Put together, a sane default policy looks like this:

Bias to productivity for ordinary, I/O-bound, scalable software — and measure before optimising.
Bias to performance when you have a real, proven CPU-bound or real-time constraint on hardware you can’t simply grow.
Mix both when you can: a productive shell around a fast core.

Recap

Two kinds of fast — fast to run (C, C++, Rust, Go) and fast to write (Python, JS, Ruby); Go and the managed languages sit in between.
Productivity is the usual default — developer time costs more than hardware, and most software isn’t CPU-bound.
Make it work, make it right, make it fast — optimise last, only where profiling proves it matters, to avoid premature optimization.
Productive languages delegate — NumPy and friends run the heavy work in native code, recovering much of the speed.
Real-time and embedded flip the rule — when you can’t add servers, performance becomes a hard constraint, as it is in radio DSP.
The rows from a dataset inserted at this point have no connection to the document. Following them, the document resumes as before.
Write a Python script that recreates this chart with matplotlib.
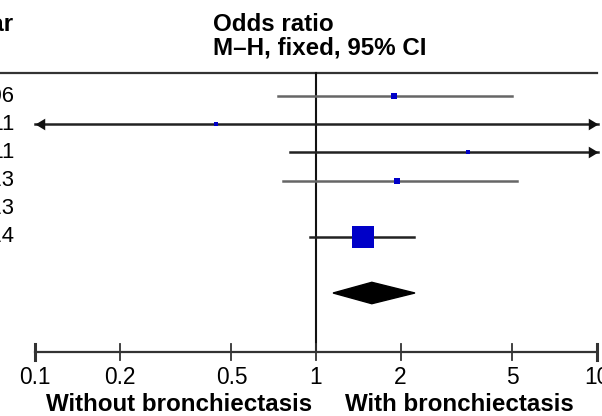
import numpy as np
import matplotlib
matplotlib.use('Agg')
from matplotlib import pyplot as plt
from matplotlib.patches import Polygon
from matplotlib.path import Path

plt.rcParams['font.family'] = ['Liberation Sans', 'DejaVu Sans']

# 各研究年份与效应量 (OR 及 95% CI)
years = ['2006', '2011', '2011', '2013', '2013', '2014']
odds = [1.90, 0.44, 3.47, 1.94, np.nan, 1.47]
ci_low = [0.73, 0.02, 0.81, 0.76, np.nan, 0.95]
ci_high = [4.98, 15.0, 14.0, 5.19, np.nan, 2.23]
weights = [5.5, 2.0, 2.0, 7.0, 0.0, 83.5]

# 合并效应
total_or = 1.58
total_low = 1.15
total_high = 2.25

ticks = [0.1, 0.2, 0.5, 1, 2, 5, 10]
tick_labels = ['0.1', '0.2', '0.5', '1', '2', '5', '10']

xmin, xmax = 0.1, 10
row_px = 28.2      # 每行像素高度
row0_px = 96       # 第一行中心像素位置
H = 416
bold_size = 17.4
norm_size = 16.4
year_size = 15.8

# 箭头标记: 尖端位于原点
head_right = Path([(0, 0), (-1, 0.6), (-1, -0.6), (0, 0)], closed=True)
head_left = Path([(0, 0), (1, 0.6), (1, -0.6), (0, 0)], closed=True)


def px2row(y):
    """像素纵坐标换算为行坐标"""
    return (y - row0_px) / row_px


fig = plt.figure(figsize=(6.02, 4.16), dpi=100)
ax = fig.add_axes([35 / 602, 0, 562 / 602, 1])
ax.set_xscale('log')
ax.set_xlim(xmin, xmax)
ax.set_ylim(px2row(H), px2row(0))
ax.axis('off')

trans = ax.get_yaxis_transform()  # x 为轴比例, y 为数据

# 表头
ax.text((14 - 35) / 562, px2row(31), 'Year', ha='right', va='baseline',
        fontsize=bold_size, fontweight='bold', transform=trans, clip_on=False)
ax.text((213 - 35) / 562, px2row(31), 'Odds ratio', ha='left', va='baseline',
        fontsize=bold_size, fontweight='bold', transform=trans, clip_on=False)
ax.text((213 - 35) / 562, px2row(54), 'M\u2013H, fixed, 95% CI', ha='left', va='baseline',
        fontsize=bold_size, fontweight='bold', transform=trans, clip_on=False)

# 分隔线
ax.plot([-35 / 562, 1.0], [px2row(73)] * 2, color='#333333', lw=1.6,
        transform=trans, clip_on=False)

# 无效线 OR=1
y_axis = px2row(352)
ax.plot([1, 1], [px2row(73), y_axis], color='#111111', lw=1.5, clip_on=False)

# 各研究
for i, (yr, o, lo, hi, w) in enumerate(zip(years, odds, ci_low, ci_high, weights)):
    ax.text((15 - 35) / 562, i, yr, ha='right', va='center', fontsize=year_size,
            transform=trans, clip_on=False)
    if np.isnan(o):
        continue
    lo_c = max(lo, xmin)
    hi_c = min(hi, xmax * 1.008)
    col = '#222222' if (lo < xmin or hi > xmax or w > 50) else '#666666'
    ax.plot([lo_c, hi_c], [i, i], color=col, lw=1.8, clip_on=False, zorder=2)
    if lo < xmin:
        ax.plot(lo_c, i, marker=head_left, ms=14, color='#111111', mew=0,
                clip_on=False, zorder=3)
    if hi > xmax:
        ax.plot(hi_c, i, marker=head_right, ms=14, color='#111111', mew=0,
                clip_on=False, zorder=3)
    size_px = 2.39 * np.sqrt(w)
    ax.plot(o, i, marker='s', ms=size_px * 72 / 100, color='#0000c8', mew=0,
            clip_on=False, zorder=4)

# 合并效应菱形
y_tot = px2row(293)
h = 0.38
diamond = Polygon([[total_low, y_tot], [total_or, y_tot - h],
                   [total_high, y_tot], [total_or, y_tot + h]],
                  closed=True, facecolor='black', edgecolor='black', lw=1, clip_on=False)
ax.add_patch(diamond)

# 坐标轴
ax.plot([xmin, xmax], [y_axis, y_axis], color='#333333', lw=1.6, clip_on=False)
for t, lab in zip(ticks, tick_labels):
    tick_lw = 2.2 if t in (xmin, xmax) else 1.3
    ax.plot([t, t], [y_axis - 0.3, y_axis + 0.3], color='#333333', lw=tick_lw, clip_on=False)
    ax.text(t, px2row(384), lab, ha='center', va='baseline', fontsize=norm_size, clip_on=False)

ax.text((312 - 35) / 562, px2row(411), 'Without bronchiectasis', ha='right', va='baseline',
        fontsize=bold_size, fontweight='bold', transform=trans, clip_on=False)
ax.text((345 - 35) / 562, px2row(411), 'With bronchiectasis', ha='left', va='baseline',
        fontsize=bold_size, fontweight='bold', transform=trans, clip_on=False)

plt.savefig('out.png', dpi=100)
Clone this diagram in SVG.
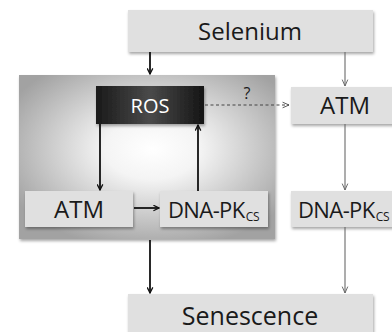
<svg xmlns="http://www.w3.org/2000/svg" width="392" height="332" viewBox="0 0 392 332">
  <defs>
    <radialGradient id="panelFill" cx="0.52" cy="0.45" r="0.62">
      <stop offset="0" stop-color="#ffffff"/>
      <stop offset="0.3" stop-color="#f4f4f4"/>
      <stop offset="1" stop-color="#a2a2a2"/>
    </radialGradient>
    <linearGradient id="rosFill" x1="0" y1="0" x2="1" y2="0">
      <stop offset="0" stop-color="#1a1a1a"/>
      <stop offset="0.5" stop-color="#4a4a4a"/>
      <stop offset="1" stop-color="#151515"/>
    </linearGradient>
    <filter id="shadow" x="-10%" y="-10%" width="120%" height="130%">
      <feDropShadow dx="1" dy="2" stdDeviation="1.5" flood-color="#000" flood-opacity="0.35"/>
    </filter>
    <marker id="headDark" viewBox="0 0 10 10" refX="9" refY="5" markerWidth="7" markerHeight="7" orient="auto" markerUnits="userSpaceOnUse">
      <path d="M1,1 L9,5 L1,9" fill="none" stroke="#111" stroke-width="1.8"/>
    </marker>
    <marker id="headGray" viewBox="0 0 10 10" refX="9" refY="5" markerWidth="8" markerHeight="8" orient="auto" markerUnits="userSpaceOnUse">
      <path d="M1,1.5 L9,5 L1,8.5" fill="none" stroke="#666" stroke-width="1.2"/>
    </marker>
    <marker id="headDash" viewBox="0 0 10 10" refX="9" refY="5" markerWidth="8" markerHeight="8" orient="auto" markerUnits="userSpaceOnUse">
      <path d="M1,1.5 L9,5 L1,8.5" fill="none" stroke="#444" stroke-width="1.1"/>
    </marker>
  </defs>
  <style>
    .box { fill: #e0e0e0; filter: url(#shadow); }
    .lbl { font-family: "Open Sans", "Liberation Sans", sans-serif; fill: #1a1a1a; text-anchor: middle; }
    .pk { font-family: "Open Sans", "Liberation Sans", sans-serif; fill: #1a1a1a; font-size: 22px; letter-spacing: -0.6px; }
    .sub { font-size: 12px; letter-spacing: -0.3px; }
    .dark { stroke: #111; stroke-width: 1.8; fill: none; marker-end: url(#headDark); }
    .gray { stroke: #6a6a6a; stroke-width: 1.1; fill: none; marker-end: url(#headGray); }
    .dash { stroke: #444; stroke-width: 1.1; fill: none; stroke-dasharray: 3 2.5; marker-end: url(#headDash); }
  </style>

  <rect width="392" height="332" fill="#ffffff"/>

  <!-- shaded feedback-loop panel -->
  <g id="loop-panel">
    <rect x="19" y="75" width="256" height="164" fill="url(#panelFill)" filter="url(#shadow)"/>
  </g>

  <g id="selenium">
    <rect class="box" x="128" y="10" width="245" height="42"/>
    <text class="lbl" x="250" y="40" font-size="24">Selenium</text>
  </g>

  <g id="ros">
    <rect x="96" y="86" width="108" height="38" fill="url(#rosFill)" filter="url(#shadow)"/>
    <text class="lbl" x="150" y="113" font-size="20" style="fill:#ffffff">ROS</text>
  </g>

  <g id="atm-loop">
    <rect class="box" x="25" y="191" width="108" height="36"/>
    <text class="lbl" x="79" y="218" font-size="24">ATM</text>
  </g>

  <g id="dnapk-loop">
    <rect class="box" x="160" y="191" width="108" height="36"/>
    <text class="pk" x="168" y="218">DNA-PK<tspan class="sub" dx="1" dy="3">CS</tspan></text>
  </g>

  <g id="atm-direct">
    <rect class="box" x="291" y="87" width="110" height="37"/>
    <text class="lbl" x="345" y="114" font-size="24">ATM</text>
  </g>

  <g id="dnapk-direct">
    <rect class="box" x="291" y="191" width="110" height="36"/>
    <text class="pk" x="298" y="218">DNA-PK<tspan class="sub" dx="1" dy="3">CS</tspan></text>
  </g>

  <g id="senescence">
    <rect class="box" x="128" y="294" width="245" height="45"/>
    <text class="lbl" x="250" y="325" font-size="25">Senescence</text>
  </g>

  <g id="connectors">
    <line class="dark" x1="150" y1="52" x2="150" y2="74"/>
    <line class="dark" x1="100" y1="124" x2="100" y2="190"/>
    <line class="dark" x1="198" y1="191" x2="198" y2="125"/>
    <line class="dark" x1="134" y1="208" x2="159" y2="208"/>
    <line class="dark" x1="150" y1="240" x2="150" y2="293"/>
    <line class="gray" x1="345" y1="52" x2="345" y2="86"/>
    <line class="gray" x1="345" y1="124" x2="345" y2="190"/>
    <line class="gray" x1="345" y1="227" x2="345" y2="293"/>
    <line class="dash" x1="205" y1="105" x2="289" y2="105"/>
    <text class="lbl" x="247" y="99" font-size="16">?</text>
  </g>
</svg>
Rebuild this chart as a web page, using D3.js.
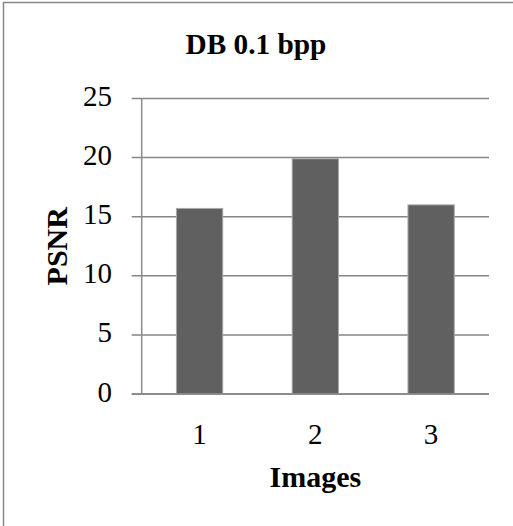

Next up: a fair, even-handed survey of the major languages you’ll actually choose between — a tour of today’s major languages.

Frequently asked questions

Are compiled languages always the right choice for performance?

Only when performance is actually the binding constraint. For most software the bottleneck is the network, the database or developer time — not the language’s raw speed. Compiled languages shine when you have a genuine CPU-bound, latency-sensitive or resource-constrained problem, like real-time DSP on limited hardware.

If Python is slow, why is it so popular for data science and ML?

Because the slow part is delegated. Libraries like NumPy, pandas and PyTorch are thin Python interfaces over highly optimised C, C++, Fortran and GPU code. You write productive Python, but the heavy number-crunching runs in fast native code — so you get most of the productivity and most of the speed.

What does "premature optimization" actually mean?

Optimising code for speed before you know it matters — guessing at bottlenecks instead of measuring them. It wastes effort and complicates code that was fine as it was. The discipline is to make it work, make it right, then make it fast only where profiling proves it’s needed.